Was anyone else struck by Jo's conception of Zeus? I grew up with Bulfinch et al and can see Apollo and Athene as they were traditionally portrayed, but I can't imagine this Zeus philandering, or even dealing with rival/parallel pantheons -- he seems almost as remote as the Hebrew god. (That could be an interesting meeting, if they aren't in fact one personality behind different masks.) There are enough layers of deceit/manipulation exposed by this book to make me wonder whether there are more layers we don't know about. (cf Good Omens, which I dipped into at one point, asking "How do you know something else wasn't written somewhere else in larger type?")
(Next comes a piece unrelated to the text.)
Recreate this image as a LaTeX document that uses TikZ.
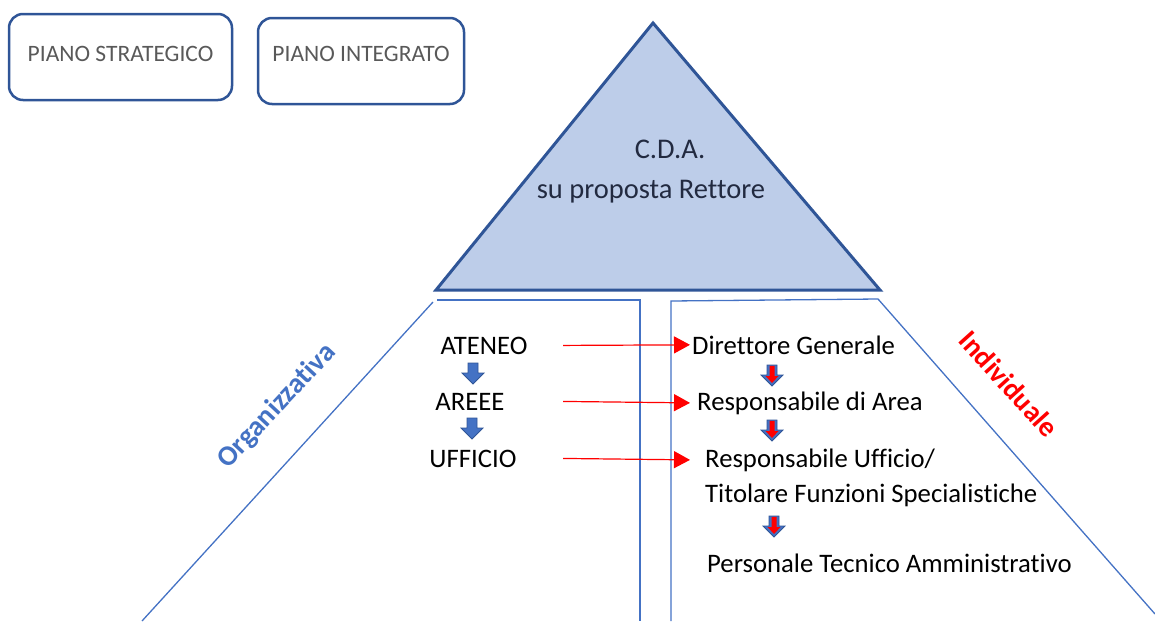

And I'm sorry that this irritates Jo, but my first analogy on finding just how tangled the timelines were was River Song's intertwining with the previous two Doctors. There are many prior tangled timelines, at least as far back as 1941 ("By His Bootstraps"), but the whole ~"I can't tell you any more because I see our timelines are running in opposite directions" set up an interesting and novel (at least to me) tension.

#16 ::: HelenS ::: (view all by) ::: July 30, 2016, 04:39 PM:

The business about Ikaros and Marsilia throwing up put me off more than a little. Too much like The Crying Game.

#17 ::: Janet ::: (view all by) ::: August 03, 2016, 03:01 PM:

CHip @#15

The first two books were also told with backtracking, each narrator on a slightly different schedule. It's one of the things I like best about the series. It's probably more noticeable here than in the other two because of the compressed time frame.

#18 ::: praisegod barebones ::: (view all by) ::: November 08, 2016, 02:26 PM:

It's not in any way a spoiler, but I just want to report that I found Necessity a delightful distraction from anxieties about political upheavals in Turkey this weekend. My only regret about finishing it on Monday morning is that I can't read it to distract me from the U.S. election today.

I found that Jathery/Ikaros leapt out as obvious. But I can't see the analogy with The Crying Game. Why would it be a shock? Renaissance Italy isn't 1980's Ulster after all.